= Data block =

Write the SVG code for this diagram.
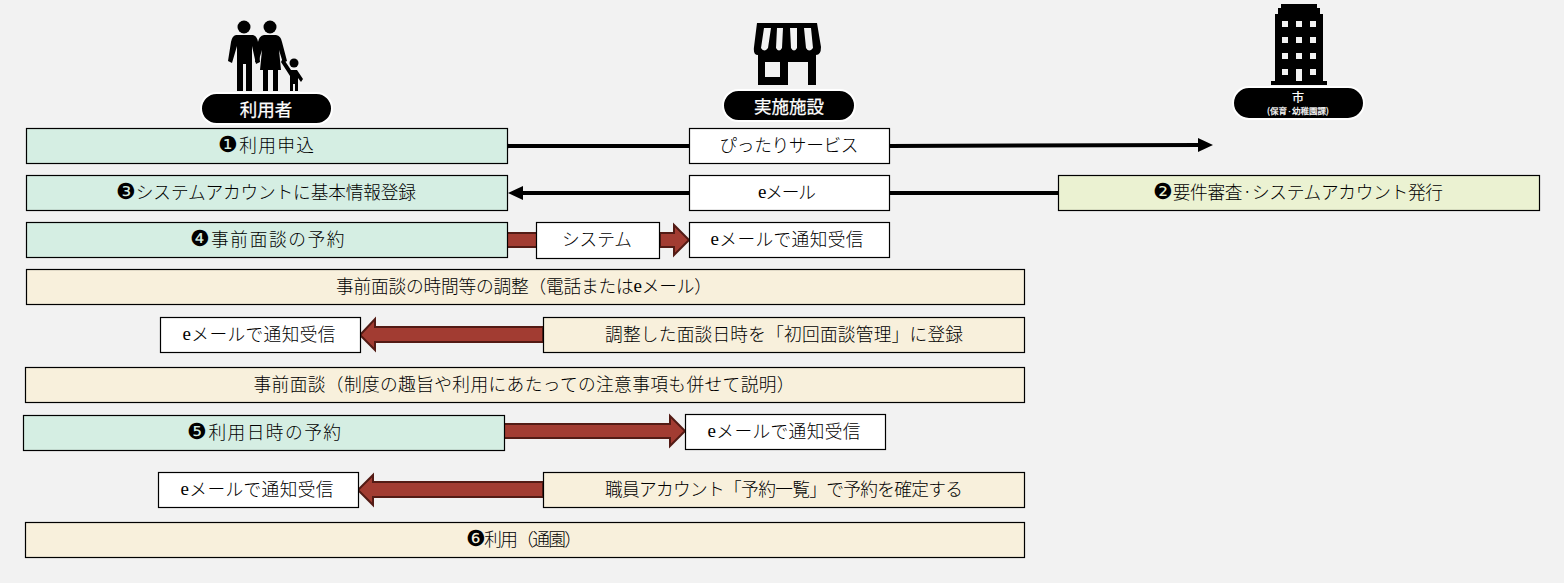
<svg xmlns="http://www.w3.org/2000/svg" width="1564" height="583" viewBox="0 0 1564 583">
<style>
text{font-family:"Noto Sans CJK JP","DejaVu Sans",sans-serif;font-size:17.7px;font-weight:300;fill:#000;text-anchor:middle;dominant-baseline:central}
.e{font-family:"Liberation Serif",serif;font-size:19px}
.n{font-family:"DejaVu Sans",sans-serif;font-size:22px}
.g{fill:#d5eee3;stroke:#000;stroke-width:1.2}
.y{fill:#f8f0dc;stroke:#000;stroke-width:1.2}
.l{fill:#ebf2d2;stroke:#000;stroke-width:1.2}
.w{fill:#fff;stroke:#000;stroke-width:1.2}
.ln{stroke:#000;stroke-width:4;fill:none}
.ar{fill:#a23c32;stroke:#531b15;stroke-width:2}
.pill{fill:#000;stroke:#fff;stroke-width:2}
.pt{fill:#fff;font-weight:400;font-size:17.500px;stroke:#fff;stroke-width:.25}
.ic{fill:#000}
</style>
<rect width="1564" height="583" fill="#f2f2f2"/>
<g id="connectors">
<path class="ln" d="M507 146H690M889 146L1200 145"/>
<circle cx="507" cy="146" r="2.500"/>
<path d="M1213 145L1198 138V152Z" fill="#000"/>
<path class="ln" d="M1059 193H889M690 193H522"/>
<path d="M508 193L523 186V200Z" fill="#000"/>
<path class="ar" d="M507 233H537V247H507Z"/>
<path class="ar" d="M660 233H674V225L689 240L674 255V247H660Z"/>
<path class="ar" d="M543 327V342H375V350L360 335L375 319V327Z"/>
<path class="ar" d="M504 424H670V416L685 431L670 446V438H504Z"/>
<path class="ar" d="M543 482V497H373V505L358 490L373 475V482Z"/>
</g>
<g id="icon-user" class="ic">
<circle cx="244" cy="27" r="6.500"/><circle cx="270" cy="27" r="6.500"/><circle cx="294" cy="63" r="4.500"/>
<path d="M236 35H253Q257 36 258 42L260 62L256 64L252 46V91H246V64H243V91H237V46L232 63L228 61L231 42Q232 36 236 35Z"/>
<path d="M264 35H276Q281 36 282 42L287 61L283 63L279 50L281 70H278V91H273V70H268V91H263V70H260L262 50L258 63L255 62L258 42Q259 36 264 35Z"/>
<path d="M283 58L291 70H297L303 79L301 82L298 78V91H295V84H293V91H290V76L281 62Z"/>
</g>
<g id="label-user"><rect class="pill" x="201" y="93" width="131" height="31" rx="15.500"/><text class="pt" x="266" y="108">利用者</text></g>
<g id="icon-facility" class="ic">
<path fill-rule="evenodd" d="M757 23H817L821 47Q821 55 816 55V85H758V55Q753 55 754 47ZM764 28L761 48Q764 53 768 48L771 28ZM777 28L776 48Q779 53 782 48L783 28ZM790 28L791 48Q794 53 797 48L797 28ZM804 28L806 48Q809 53 813 48L811 28ZM765 62V77H780V62ZM788 62V85H808V62Z"/>
</g>
<g id="label-facility"><rect class="pill" x="723" y="90" width="132" height="31" rx="15.500"/><text class="pt" x="789" y="105">実施施設</text></g>
<g id="icon-city" class="ic">
<path fill-rule="evenodd" d="M1281 4H1317V8H1320V14H1323V81H1327V85H1271V81H1275V14H1278V8H1281ZM1282 21V27H1288V21ZM1296 21V27H1302V21ZM1310 21V27H1316V21ZM1282 37V43H1288V37ZM1296 37V43H1302V37ZM1310 37V43H1316V37ZM1282 53V59H1288V53ZM1296 53V59H1302V53ZM1310 53V59H1316V53ZM1282 69V75H1288V69ZM1296 69V81H1302V69ZM1310 69V75H1316V69Z"/>
</g>
<g id="label-city"><rect class="pill" x="1233" y="87" width="131" height="32" rx="16"/><text class="pt" x="1298" y="96" style="font-size:12px">市</text><text class="pt" x="1298" y="110" style="font-size:8.500px">(保育<tspan style="font-size:5px">・</tspan>幼稚園課)</text></g>
<g id="n1"><rect class="g" x="26.500" y="128.500" width="481" height="35"/><text x="266" y="144" textLength="96"><tspan class="n">❶</tspan>利用申込</text></g>
<g id="n-pittari"><rect class="w" x="689.500" y="128.500" width="200" height="35"/><text x="789" y="144" textLength="139">ぴったりサービス</text></g>
<g id="n3"><rect class="g" x="26.500" y="175.500" width="481" height="35"/><text x="266" y="191" textLength="300"><tspan class="n">❸</tspan>システムアカウントに基本情報登録</text></g>
<g id="n-email"><rect class="w" x="689.500" y="175.500" width="200" height="35"/><text x="787" y="191" textLength="58"><tspan class="e">e</tspan>メール</text></g>
<g id="n2"><rect class="l" x="1058.500" y="175.500" width="481" height="35"/><text x="1298" y="191" textLength="290"><tspan class="n">❷</tspan>要件審査<tspan style="font-size:10px">・</tspan>システムアカウント発行</text></g>
<g id="n4"><rect class="g" x="26.500" y="222.500" width="481" height="35"/><text x="267" y="238" textLength="155"><tspan class="n">❹</tspan>事前面談の予約</text></g>
<g id="n-system"><rect class="w" x="536.500" y="222.500" width="123" height="36"/><text x="597" y="238" textLength="70">システム</text></g>
<g id="n-notice1"><rect class="w" x="689.500" y="222.500" width="200" height="35"/><text x="787" y="238" textLength="153"><tspan class="e">e</tspan>メールで通知受信</text></g>
<g id="n-adjust"><rect class="y" x="26.500" y="269.500" width="998" height="35"/><text x="524" y="285" textLength="376">事前面談の時間等の調整（電話または<tspan class="e">e</tspan>メール）</text></g>
<g id="n-notice2"><rect class="w" x="160.500" y="317.500" width="200" height="35"/><text x="259" y="333" textLength="153"><tspan class="e">e</tspan>メールで通知受信</text></g>
<g id="n-register"><rect class="y" x="543.500" y="317.500" width="481" height="35"/><text x="784" y="333" textLength="358">調整した面談日時を「初回面談管理」に登録</text></g>
<g id="n-interview"><rect class="y" x="25.500" y="367.500" width="999" height="35"/><text x="524" y="383" textLength="541">事前面談（制度の趣旨や利用にあたっての注意事項も併せて説明）</text></g>
<g id="n5"><rect class="g" x="23.500" y="415.500" width="481" height="35"/><text x="264" y="431" textLength="154"><tspan class="n">❺</tspan>利用日時の予約</text></g>
<g id="n-notice3"><rect class="w" x="685.500" y="414.500" width="200" height="35"/><text x="784" y="430" textLength="153"><tspan class="e">e</tspan>メールで通知受信</text></g>
<g id="n-notice4"><rect class="w" x="158.500" y="472.500" width="200" height="35"/><text x="257" y="488" textLength="153"><tspan class="e">e</tspan>メールで通知受信</text></g>
<g id="n-confirm"><rect class="y" x="543.500" y="472.500" width="481" height="35"/><text x="784" y="488" textLength="358">職員アカウント「予約一覧」で予約を確定する</text></g>
<g id="n6"><rect class="y" x="25.500" y="522.500" width="999" height="35"/><text x="524" y="538" textLength="116"><tspan class="n">❻</tspan>利用（通園）</text></g>
</svg>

= Task statement =
Quote the data above in full and without alteration; skip the pictures.

= Correct answer =
Write the SVG code for this diagram.
<svg xmlns="http://www.w3.org/2000/svg" width="1564" height="583" viewBox="0 0 1564 583">
<style>
text{font-family:"Noto Sans CJK JP","DejaVu Sans",sans-serif;font-size:17.7px;font-weight:300;fill:#000;text-anchor:middle;dominant-baseline:central}
.e{font-family:"Liberation Serif",serif;font-size:19px}
.n{font-family:"DejaVu Sans",sans-serif;font-size:22px}
.g{fill:#d5eee3;stroke:#000;stroke-width:1.2}
.y{fill:#f8f0dc;stroke:#000;stroke-width:1.2}
.l{fill:#ebf2d2;stroke:#000;stroke-width:1.2}
.w{fill:#fff;stroke:#000;stroke-width:1.2}
.ln{stroke:#000;stroke-width:4;fill:none}
.ar{fill:#a23c32;stroke:#531b15;stroke-width:2}
.pill{fill:#000;stroke:#fff;stroke-width:2}
.pt{fill:#fff;font-weight:400;font-size:17.500px;stroke:#fff;stroke-width:.25}
.ic{fill:#000}
</style>
<rect width="1564" height="583" fill="#f2f2f2"/>
<g id="connectors">
<path class="ln" d="M507 146H690M889 146L1200 145"/>
<circle cx="507" cy="146" r="2.500"/>
<path d="M1213 145L1198 138V152Z" fill="#000"/>
<path class="ln" d="M1059 193H889M690 193H522"/>
<path d="M508 193L523 186V200Z" fill="#000"/>
<path class="ar" d="M507 233H537V247H507Z"/>
<path class="ar" d="M660 233H674V225L689 240L674 255V247H660Z"/>
<path class="ar" d="M543 327V342H375V350L360 335L375 319V327Z"/>
<path class="ar" d="M504 424H670V416L685 431L670 446V438H504Z"/>
<path class="ar" d="M543 482V497H373V505L358 490L373 475V482Z"/>
</g>
<g id="icon-user" class="ic">
<circle cx="244" cy="27" r="6.500"/><circle cx="270" cy="27" r="6.500"/><circle cx="294" cy="63" r="4.500"/>
<path d="M236 35H253Q257 36 258 42L260 62L256 64L252 46V91H246V64H243V91H237V46L232 63L228 61L231 42Q232 36 236 35Z"/>
<path d="M264 35H276Q281 36 282 42L287 61L283 63L279 50L281 70H278V91H273V70H268V91H263V70H260L262 50L258 63L255 62L258 42Q259 36 264 35Z"/>
<path d="M283 58L291 70H297L303 79L301 82L298 78V91H295V84H293V91H290V76L281 62Z"/>
</g>
<g id="label-user"><rect class="pill" x="201" y="93" width="131" height="31" rx="15.500"/><text class="pt" x="266" y="108">利用者</text></g>
<g id="icon-facility" class="ic">
<path fill-rule="evenodd" d="M757 23H817L821 47Q821 55 816 55V85H758V55Q753 55 754 47ZM764 28L761 48Q764 53 768 48L771 28ZM777 28L776 48Q779 53 782 48L783 28ZM790 28L791 48Q794 53 797 48L797 28ZM804 28L806 48Q809 53 813 48L811 28ZM765 62V77H780V62ZM788 62V85H808V62Z"/>
</g>
<g id="label-facility"><rect class="pill" x="723" y="90" width="132" height="31" rx="15.500"/><text class="pt" x="789" y="105">実施施設</text></g>
<g id="icon-city" class="ic">
<path fill-rule="evenodd" d="M1281 4H1317V8H1320V14H1323V81H1327V85H1271V81H1275V14H1278V8H1281ZM1282 21V27H1288V21ZM1296 21V27H1302V21ZM1310 21V27H1316V21ZM1282 37V43H1288V37ZM1296 37V43H1302V37ZM1310 37V43H1316V37ZM1282 53V59H1288V53ZM1296 53V59H1302V53ZM1310 53V59H1316V53ZM1282 69V75H1288V69ZM1296 69V81H1302V69ZM1310 69V75H1316V69Z"/>
</g>
<g id="label-city"><rect class="pill" x="1233" y="87" width="131" height="32" rx="16"/><text class="pt" x="1298" y="96" style="font-size:12px">市</text><text class="pt" x="1298" y="110" style="font-size:8.500px">(保育<tspan style="font-size:5px">・</tspan>幼稚園課)</text></g>
<g id="n1"><rect class="g" x="26.500" y="128.500" width="481" height="35"/><text x="266" y="144" textLength="96"><tspan class="n">❶</tspan>利用申込</text></g>
<g id="n-pittari"><rect class="w" x="689.500" y="128.500" width="200" height="35"/><text x="789" y="144" textLength="139">ぴったりサービス</text></g>
<g id="n3"><rect class="g" x="26.500" y="175.500" width="481" height="35"/><text x="266" y="191" textLength="300"><tspan class="n">❸</tspan>システムアカウントに基本情報登録</text></g>
<g id="n-email"><rect class="w" x="689.500" y="175.500" width="200" height="35"/><text x="787" y="191" textLength="58"><tspan class="e">e</tspan>メール</text></g>
<g id="n2"><rect class="l" x="1058.500" y="175.500" width="481" height="35"/><text x="1298" y="191" textLength="290"><tspan class="n">❷</tspan>要件審査<tspan style="font-size:10px">・</tspan>システムアカウント発行</text></g>
<g id="n4"><rect class="g" x="26.500" y="222.500" width="481" height="35"/><text x="267" y="238" textLength="155"><tspan class="n">❹</tspan>事前面談の予約</text></g>
<g id="n-system"><rect class="w" x="536.500" y="222.500" width="123" height="36"/><text x="597" y="238" textLength="70">システム</text></g>
<g id="n-notice1"><rect class="w" x="689.500" y="222.500" width="200" height="35"/><text x="787" y="238" textLength="153"><tspan class="e">e</tspan>メールで通知受信</text></g>
<g id="n-adjust"><rect class="y" x="26.500" y="269.500" width="998" height="35"/><text x="524" y="285" textLength="376">事前面談の時間等の調整（電話または<tspan class="e">e</tspan>メール）</text></g>
<g id="n-notice2"><rect class="w" x="160.500" y="317.500" width="200" height="35"/><text x="259" y="333" textLength="153"><tspan class="e">e</tspan>メールで通知受信</text></g>
<g id="n-register"><rect class="y" x="543.500" y="317.500" width="481" height="35"/><text x="784" y="333" textLength="358">調整した面談日時を「初回面談管理」に登録</text></g>
<g id="n-interview"><rect class="y" x="25.500" y="367.500" width="999" height="35"/><text x="524" y="383" textLength="541">事前面談（制度の趣旨や利用にあたっての注意事項も併せて説明）</text></g>
<g id="n5"><rect class="g" x="23.500" y="415.500" width="481" height="35"/><text x="264" y="431" textLength="154"><tspan class="n">❺</tspan>利用日時の予約</text></g>
<g id="n-notice3"><rect class="w" x="685.500" y="414.500" width="200" height="35"/><text x="784" y="430" textLength="153"><tspan class="e">e</tspan>メールで通知受信</text></g>
<g id="n-notice4"><rect class="w" x="158.500" y="472.500" width="200" height="35"/><text x="257" y="488" textLength="153"><tspan class="e">e</tspan>メールで通知受信</text></g>
<g id="n-confirm"><rect class="y" x="543.500" y="472.500" width="481" height="35"/><text x="784" y="488" textLength="358">職員アカウント「予約一覧」で予約を確定する</text></g>
<g id="n6"><rect class="y" x="25.500" y="522.500" width="999" height="35"/><text x="524" y="538" textLength="116"><tspan class="n">❻</tspan>利用（通園）</text></g>
</svg>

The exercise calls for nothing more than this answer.